On the flip side, there could also be some negative consequences for low-income buyers and renters. Research by Price Waterhouse Cooper points out that Trump’s tax plan reduces the value of low-income housing tax credits, which could make companies that manufacture low-cost housing less likely to build.
3: Millennials are Living Small and Looking for Affordability
As more people move to urban areas, demand for smaller, more affordable apartments is increasing, particularly among millennials. Analyst Nathaniel Kunes told Forbes this could become “more of a norm in big cities” and could affect construction trends over the next decade.
Millennials have famously been less likely to own a home than previous generations, and data consistently points to affordability as the main reason why many haven’t taken the plunge into home ownership. Business Insider identifies an inability to put together a down payment as the main hurdle for many millennials, leaving them looking for affordable apartments and other rental housing in the biggest urban centers.

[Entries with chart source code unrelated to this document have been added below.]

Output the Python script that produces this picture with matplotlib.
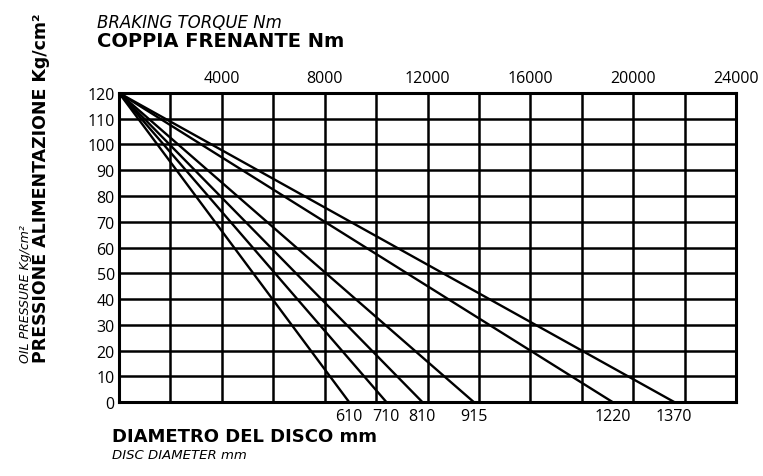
import matplotlib
matplotlib.use('Agg')
import matplotlib.pyplot as plt
import matplotlib.transforms as mtransforms

# disc diameters (mm) and the torque where each line hits 0 pressure
disc_labels = ['610', '710', '810', '915', '1220', '1370']
torque_end = [8950, 10400, 11800, 13800, 19200, 21600]
start_pressure = 120

x_grid = list(range(0, 24001, 2000))
y_grid = list(range(0, 121, 10))
top_ticks = [4000, 8000, 12000, 16000, 20000, 24000]

fig = plt.figure(figsize=(7.63, 4.77), dpi=100)
ax = fig.add_axes([0.156, 0.155, 0.8086, 0.648])

lw = 1.8
for x in x_grid:
    ax.axvline(x, color='black', lw=lw, zorder=1)
for y in y_grid:
    ax.axhline(y, color='black', lw=lw, zorder=1)

for t in torque_end:
    ax.plot([0, t], [start_pressure, 0], color='black', lw=1.7, zorder=2,
            solid_capstyle='butt')

ax.set_xlim(0, 24000)
ax.set_ylim(0, 120)
for s in ax.spines.values():
    s.set_linewidth(2.2)

tick_font = 'Open Sans'
ax.xaxis.tick_top()
ax.set_xticks(top_ticks)
ax.set_xticklabels([str(t) for t in top_ticks], fontsize=11.5, family=tick_font)
ax.set_yticks(y_grid)
ax.set_yticklabels([str(v) for v in y_grid], fontsize=11.5, family=tick_font)
ax.tick_params(length=0, pad=3)
ax.tick_params(axis='x', pad=5)

# disc diameter labels under the line ends
trans = mtransforms.blended_transform_factory(ax.transData, ax.transAxes)
for lab, t in zip(disc_labels, torque_end):
    ax.text(t, -0.045, lab, transform=trans, ha='center', va='center',
            fontsize=11.5, family=tick_font)

# titles
fig.text(0.127, 0.952, 'BRAKING TORQUE Nm', fontsize=12, style='italic',
         family='DejaVu Sans', va='center', ha='left')
fig.text(0.127, 0.914, 'COPPIA FRENANTE Nm', fontsize=14, weight='bold',
         family='DejaVu Sans', va='center', ha='left')
fig.text(0.147, 0.084, 'DIAMETRO DEL DISCO mm', fontsize=13, weight='bold',
         family='DejaVu Sans', va='center', ha='left')
fig.text(0.147, 0.046, 'DISC DIAMETER mm', fontsize=9.5, style='italic',
         family='DejaVu Sans', va='center', ha='left')
fig.text(0.054, 0.239, 'PRESSIONE ALIMENTAZIONE Kg/cm²', fontsize=12.5,
         weight='bold', family='DejaVu Sans', rotation=90,
         ha='center', va='bottom')
fig.text(0.034, 0.239, 'OIL PRESSURE Kg/cm²', fontsize=9, style='italic',
         family='DejaVu Sans', rotation=90, ha='center', va='bottom')

fig.savefig('out.png', dpi=100)
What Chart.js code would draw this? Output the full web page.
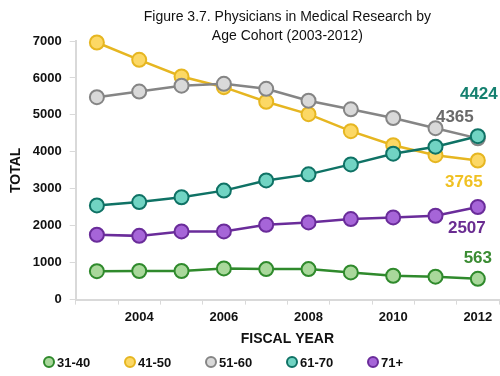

Affordability isn’t an issue reserved for booming big cities alone. Price Waterhouse Cooper’s study of 2018 trends also points out unmet needs for affordable housing stock in traditionally affordable markets like Charleston, Atlanta, and San Antonio. It’s clear that across the board, the price tag on houses and rental properties alike will be a key issue in 2018.
What 2018 Trends Mean for Fix-and-Flip Investors
Navigating these trends comes down to awareness. With inventory still low for the time being, fix-and-flip sellers have an opportunity to stand out with high quality renovations, but be mindful that a wave of new housing could be on the horizon. Differentiating your updated properties from newly built homes could become more difficult in the near future.
With that in mind, buyers may become more flexible, depending on how the new tax plan affects their bottom line. While the long-term consequences may still be a mystery, if potential buyers get an unexpected tax boost, they could be more willing to jump into the market. That could mean the recent seller-friendly trend may continue.
Finally, as millennials transition toward their home-buying years, awareness of their tendency towards smaller homes and renting will be a big boost to fix-and-flip and buy-and-hold investors. Focusing on smaller properties in areas where demographics align with millennial preferences could be a path to success in 2018 and beyond.